Dataset content —
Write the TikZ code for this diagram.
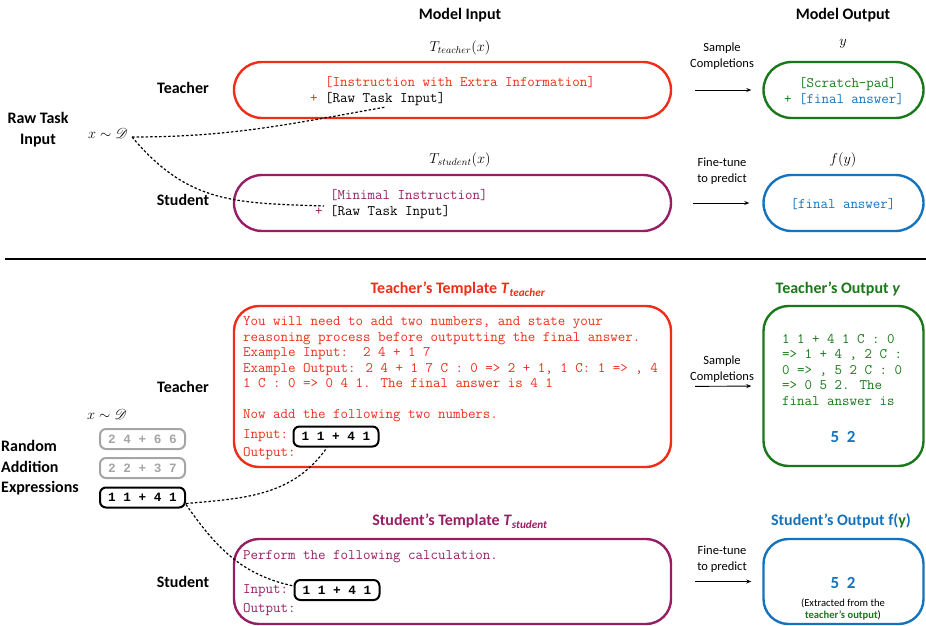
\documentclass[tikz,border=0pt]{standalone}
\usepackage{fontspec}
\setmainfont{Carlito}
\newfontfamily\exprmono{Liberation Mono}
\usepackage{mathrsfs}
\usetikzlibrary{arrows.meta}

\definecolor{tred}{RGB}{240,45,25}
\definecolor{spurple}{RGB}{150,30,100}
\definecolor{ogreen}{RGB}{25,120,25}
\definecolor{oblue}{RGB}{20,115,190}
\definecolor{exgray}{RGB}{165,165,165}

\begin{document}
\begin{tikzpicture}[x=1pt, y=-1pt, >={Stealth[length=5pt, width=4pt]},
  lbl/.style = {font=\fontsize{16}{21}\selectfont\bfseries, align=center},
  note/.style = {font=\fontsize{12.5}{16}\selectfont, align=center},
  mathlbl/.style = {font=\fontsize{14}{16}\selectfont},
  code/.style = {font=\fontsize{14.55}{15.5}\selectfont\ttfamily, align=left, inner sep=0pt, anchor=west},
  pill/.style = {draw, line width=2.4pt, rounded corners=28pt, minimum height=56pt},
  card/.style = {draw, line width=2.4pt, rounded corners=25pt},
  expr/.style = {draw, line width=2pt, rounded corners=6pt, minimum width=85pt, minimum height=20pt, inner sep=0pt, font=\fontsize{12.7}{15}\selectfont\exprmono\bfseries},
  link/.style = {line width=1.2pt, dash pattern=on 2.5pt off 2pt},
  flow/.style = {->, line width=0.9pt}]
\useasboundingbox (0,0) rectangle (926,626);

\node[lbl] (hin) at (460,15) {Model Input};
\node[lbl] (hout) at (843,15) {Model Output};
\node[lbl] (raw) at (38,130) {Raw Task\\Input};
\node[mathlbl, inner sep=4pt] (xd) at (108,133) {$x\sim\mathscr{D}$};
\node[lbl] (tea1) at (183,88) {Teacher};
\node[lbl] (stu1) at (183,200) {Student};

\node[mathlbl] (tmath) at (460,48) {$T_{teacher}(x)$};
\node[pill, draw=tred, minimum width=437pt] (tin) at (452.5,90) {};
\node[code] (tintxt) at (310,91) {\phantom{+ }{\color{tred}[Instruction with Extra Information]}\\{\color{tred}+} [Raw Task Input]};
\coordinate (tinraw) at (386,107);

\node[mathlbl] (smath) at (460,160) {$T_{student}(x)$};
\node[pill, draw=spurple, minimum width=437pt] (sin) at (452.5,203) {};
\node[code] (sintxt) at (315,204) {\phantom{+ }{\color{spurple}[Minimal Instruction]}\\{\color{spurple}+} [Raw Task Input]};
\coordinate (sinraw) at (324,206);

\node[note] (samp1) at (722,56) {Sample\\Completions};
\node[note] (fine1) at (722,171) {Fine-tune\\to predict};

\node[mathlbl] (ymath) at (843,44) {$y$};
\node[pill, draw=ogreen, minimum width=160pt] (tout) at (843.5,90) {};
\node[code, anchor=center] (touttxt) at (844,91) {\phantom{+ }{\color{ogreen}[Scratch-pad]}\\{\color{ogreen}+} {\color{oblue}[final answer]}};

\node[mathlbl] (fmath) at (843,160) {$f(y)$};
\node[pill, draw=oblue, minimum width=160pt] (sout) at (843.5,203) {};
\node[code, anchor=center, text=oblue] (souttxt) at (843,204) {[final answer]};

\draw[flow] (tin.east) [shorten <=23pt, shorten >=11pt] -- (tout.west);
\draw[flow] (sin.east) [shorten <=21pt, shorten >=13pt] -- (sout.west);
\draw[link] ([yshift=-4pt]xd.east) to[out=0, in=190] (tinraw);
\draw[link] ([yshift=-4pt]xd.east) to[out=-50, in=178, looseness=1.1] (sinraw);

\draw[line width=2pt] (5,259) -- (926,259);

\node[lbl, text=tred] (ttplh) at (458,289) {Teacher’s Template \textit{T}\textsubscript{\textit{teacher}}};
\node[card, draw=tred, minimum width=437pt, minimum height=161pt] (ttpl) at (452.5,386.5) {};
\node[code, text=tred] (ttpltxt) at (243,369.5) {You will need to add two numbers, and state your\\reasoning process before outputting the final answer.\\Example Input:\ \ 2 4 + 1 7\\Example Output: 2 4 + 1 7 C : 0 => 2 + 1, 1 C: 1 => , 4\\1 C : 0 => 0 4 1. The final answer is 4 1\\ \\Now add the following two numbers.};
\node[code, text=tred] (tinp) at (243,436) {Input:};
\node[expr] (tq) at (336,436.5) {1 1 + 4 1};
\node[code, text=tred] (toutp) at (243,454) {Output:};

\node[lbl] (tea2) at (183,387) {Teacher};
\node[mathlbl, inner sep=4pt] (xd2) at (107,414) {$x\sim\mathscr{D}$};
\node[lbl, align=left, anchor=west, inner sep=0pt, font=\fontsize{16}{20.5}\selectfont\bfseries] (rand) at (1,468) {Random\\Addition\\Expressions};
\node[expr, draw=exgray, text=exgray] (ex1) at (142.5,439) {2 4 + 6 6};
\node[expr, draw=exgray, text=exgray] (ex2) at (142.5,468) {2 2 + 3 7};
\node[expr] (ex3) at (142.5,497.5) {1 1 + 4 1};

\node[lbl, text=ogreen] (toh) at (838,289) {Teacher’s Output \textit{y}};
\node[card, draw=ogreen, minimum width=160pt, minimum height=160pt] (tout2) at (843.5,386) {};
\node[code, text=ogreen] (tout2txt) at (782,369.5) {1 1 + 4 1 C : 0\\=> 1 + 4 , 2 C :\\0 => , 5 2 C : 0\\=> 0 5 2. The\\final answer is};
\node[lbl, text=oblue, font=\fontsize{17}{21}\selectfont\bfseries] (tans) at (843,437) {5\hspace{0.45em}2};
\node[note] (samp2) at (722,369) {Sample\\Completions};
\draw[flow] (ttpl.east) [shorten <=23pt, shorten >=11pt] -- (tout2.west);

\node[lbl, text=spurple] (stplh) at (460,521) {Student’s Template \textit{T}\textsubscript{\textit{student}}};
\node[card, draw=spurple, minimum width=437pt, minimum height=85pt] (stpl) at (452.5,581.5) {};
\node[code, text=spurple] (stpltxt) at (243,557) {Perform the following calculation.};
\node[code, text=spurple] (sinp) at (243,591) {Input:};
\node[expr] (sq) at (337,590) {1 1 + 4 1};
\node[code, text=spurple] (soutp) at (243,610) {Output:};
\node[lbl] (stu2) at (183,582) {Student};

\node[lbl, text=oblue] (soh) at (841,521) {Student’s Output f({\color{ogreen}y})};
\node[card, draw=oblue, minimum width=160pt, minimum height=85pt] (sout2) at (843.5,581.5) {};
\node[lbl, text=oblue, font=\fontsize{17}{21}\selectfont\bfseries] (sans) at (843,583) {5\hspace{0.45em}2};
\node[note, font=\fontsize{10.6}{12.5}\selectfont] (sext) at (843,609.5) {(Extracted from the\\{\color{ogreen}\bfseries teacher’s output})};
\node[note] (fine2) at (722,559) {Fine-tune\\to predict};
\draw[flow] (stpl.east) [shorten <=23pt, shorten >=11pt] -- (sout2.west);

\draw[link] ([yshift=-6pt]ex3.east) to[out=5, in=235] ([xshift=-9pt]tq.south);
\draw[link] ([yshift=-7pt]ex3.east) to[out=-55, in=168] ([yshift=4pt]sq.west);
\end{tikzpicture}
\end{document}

Goal —
Take the data above and repeat it exactly, leaving each picture out.

Problem solution —
Write the TikZ code for this diagram.
\documentclass[tikz,border=0pt]{standalone}
\usepackage{fontspec}
\setmainfont{Carlito}
\newfontfamily\exprmono{Liberation Mono}
\usepackage{mathrsfs}
\usetikzlibrary{arrows.meta}

\definecolor{tred}{RGB}{240,45,25}
\definecolor{spurple}{RGB}{150,30,100}
\definecolor{ogreen}{RGB}{25,120,25}
\definecolor{oblue}{RGB}{20,115,190}
\definecolor{exgray}{RGB}{165,165,165}

\begin{document}
\begin{tikzpicture}[x=1pt, y=-1pt, >={Stealth[length=5pt, width=4pt]},
  lbl/.style = {font=\fontsize{16}{21}\selectfont\bfseries, align=center},
  note/.style = {font=\fontsize{12.5}{16}\selectfont, align=center},
  mathlbl/.style = {font=\fontsize{14}{16}\selectfont},
  code/.style = {font=\fontsize{14.55}{15.5}\selectfont\ttfamily, align=left, inner sep=0pt, anchor=west},
  pill/.style = {draw, line width=2.4pt, rounded corners=28pt, minimum height=56pt},
  card/.style = {draw, line width=2.4pt, rounded corners=25pt},
  expr/.style = {draw, line width=2pt, rounded corners=6pt, minimum width=85pt, minimum height=20pt, inner sep=0pt, font=\fontsize{12.7}{15}\selectfont\exprmono\bfseries},
  link/.style = {line width=1.2pt, dash pattern=on 2.5pt off 2pt},
  flow/.style = {->, line width=0.9pt}]
\useasboundingbox (0,0) rectangle (926,626);

\node[lbl] (hin) at (460,15) {Model Input};
\node[lbl] (hout) at (843,15) {Model Output};
\node[lbl] (raw) at (38,130) {Raw Task\\Input};
\node[mathlbl, inner sep=4pt] (xd) at (108,133) {$x\sim\mathscr{D}$};
\node[lbl] (tea1) at (183,88) {Teacher};
\node[lbl] (stu1) at (183,200) {Student};

\node[mathlbl] (tmath) at (460,48) {$T_{teacher}(x)$};
\node[pill, draw=tred, minimum width=437pt] (tin) at (452.5,90) {};
\node[code] (tintxt) at (310,91) {\phantom{+ }{\color{tred}[Instruction with Extra Information]}\\{\color{tred}+} [Raw Task Input]};
\coordinate (tinraw) at (386,107);

\node[mathlbl] (smath) at (460,160) {$T_{student}(x)$};
\node[pill, draw=spurple, minimum width=437pt] (sin) at (452.5,203) {};
\node[code] (sintxt) at (315,204) {\phantom{+ }{\color{spurple}[Minimal Instruction]}\\{\color{spurple}+} [Raw Task Input]};
\coordinate (sinraw) at (324,206);

\node[note] (samp1) at (722,56) {Sample\\Completions};
\node[note] (fine1) at (722,171) {Fine-tune\\to predict};

\node[mathlbl] (ymath) at (843,44) {$y$};
\node[pill, draw=ogreen, minimum width=160pt] (tout) at (843.5,90) {};
\node[code, anchor=center] (touttxt) at (844,91) {\phantom{+ }{\color{ogreen}[Scratch-pad]}\\{\color{ogreen}+} {\color{oblue}[final answer]}};

\node[mathlbl] (fmath) at (843,160) {$f(y)$};
\node[pill, draw=oblue, minimum width=160pt] (sout) at (843.5,203) {};
\node[code, anchor=center, text=oblue] (souttxt) at (843,204) {[final answer]};

\draw[flow] (tin.east) [shorten <=23pt, shorten >=11pt] -- (tout.west);
\draw[flow] (sin.east) [shorten <=21pt, shorten >=13pt] -- (sout.west);
\draw[link] ([yshift=-4pt]xd.east) to[out=0, in=190] (tinraw);
\draw[link] ([yshift=-4pt]xd.east) to[out=-50, in=178, looseness=1.1] (sinraw);

\draw[line width=2pt] (5,259) -- (926,259);

\node[lbl, text=tred] (ttplh) at (458,289) {Teacher’s Template \textit{T}\textsubscript{\textit{teacher}}};
\node[card, draw=tred, minimum width=437pt, minimum height=161pt] (ttpl) at (452.5,386.5) {};
\node[code, text=tred] (ttpltxt) at (243,369.5) {You will need to add two numbers, and state your\\reasoning process before outputting the final answer.\\Example Input:\ \ 2 4 + 1 7\\Example Output: 2 4 + 1 7 C : 0 => 2 + 1, 1 C: 1 => , 4\\1 C : 0 => 0 4 1. The final answer is 4 1\\ \\Now add the following two numbers.};
\node[code, text=tred] (tinp) at (243,436) {Input:};
\node[expr] (tq) at (336,436.5) {1 1 + 4 1};
\node[code, text=tred] (toutp) at (243,454) {Output:};

\node[lbl] (tea2) at (183,387) {Teacher};
\node[mathlbl, inner sep=4pt] (xd2) at (107,414) {$x\sim\mathscr{D}$};
\node[lbl, align=left, anchor=west, inner sep=0pt, font=\fontsize{16}{20.5}\selectfont\bfseries] (rand) at (1,468) {Random\\Addition\\Expressions};
\node[expr, draw=exgray, text=exgray] (ex1) at (142.5,439) {2 4 + 6 6};
\node[expr, draw=exgray, text=exgray] (ex2) at (142.5,468) {2 2 + 3 7};
\node[expr] (ex3) at (142.5,497.5) {1 1 + 4 1};

\node[lbl, text=ogreen] (toh) at (838,289) {Teacher’s Output \textit{y}};
\node[card, draw=ogreen, minimum width=160pt, minimum height=160pt] (tout2) at (843.5,386) {};
\node[code, text=ogreen] (tout2txt) at (782,369.5) {1 1 + 4 1 C : 0\\=> 1 + 4 , 2 C :\\0 => , 5 2 C : 0\\=> 0 5 2. The\\final answer is};
\node[lbl, text=oblue, font=\fontsize{17}{21}\selectfont\bfseries] (tans) at (843,437) {5\hspace{0.45em}2};
\node[note] (samp2) at (722,369) {Sample\\Completions};
\draw[flow] (ttpl.east) [shorten <=23pt, shorten >=11pt] -- (tout2.west);

\node[lbl, text=spurple] (stplh) at (460,521) {Student’s Template \textit{T}\textsubscript{\textit{student}}};
\node[card, draw=spurple, minimum width=437pt, minimum height=85pt] (stpl) at (452.5,581.5) {};
\node[code, text=spurple] (stpltxt) at (243,557) {Perform the following calculation.};
\node[code, text=spurple] (sinp) at (243,591) {Input:};
\node[expr] (sq) at (337,590) {1 1 + 4 1};
\node[code, text=spurple] (soutp) at (243,610) {Output:};
\node[lbl] (stu2) at (183,582) {Student};

\node[lbl, text=oblue] (soh) at (841,521) {Student’s Output f({\color{ogreen}y})};
\node[card, draw=oblue, minimum width=160pt, minimum height=85pt] (sout2) at (843.5,581.5) {};
\node[lbl, text=oblue, font=\fontsize{17}{21}\selectfont\bfseries] (sans) at (843,583) {5\hspace{0.45em}2};
\node[note, font=\fontsize{10.6}{12.5}\selectfont] (sext) at (843,609.5) {(Extracted from the\\{\color{ogreen}\bfseries teacher’s output})};
\node[note] (fine2) at (722,559) {Fine-tune\\to predict};
\draw[flow] (stpl.east) [shorten <=23pt, shorten >=11pt] -- (sout2.west);

\draw[link] ([yshift=-6pt]ex3.east) to[out=5, in=235] ([xshift=-9pt]tq.south);
\draw[link] ([yshift=-7pt]ex3.east) to[out=-55, in=168] ([yshift=4pt]sq.west);
\end{tikzpicture}
\end{document}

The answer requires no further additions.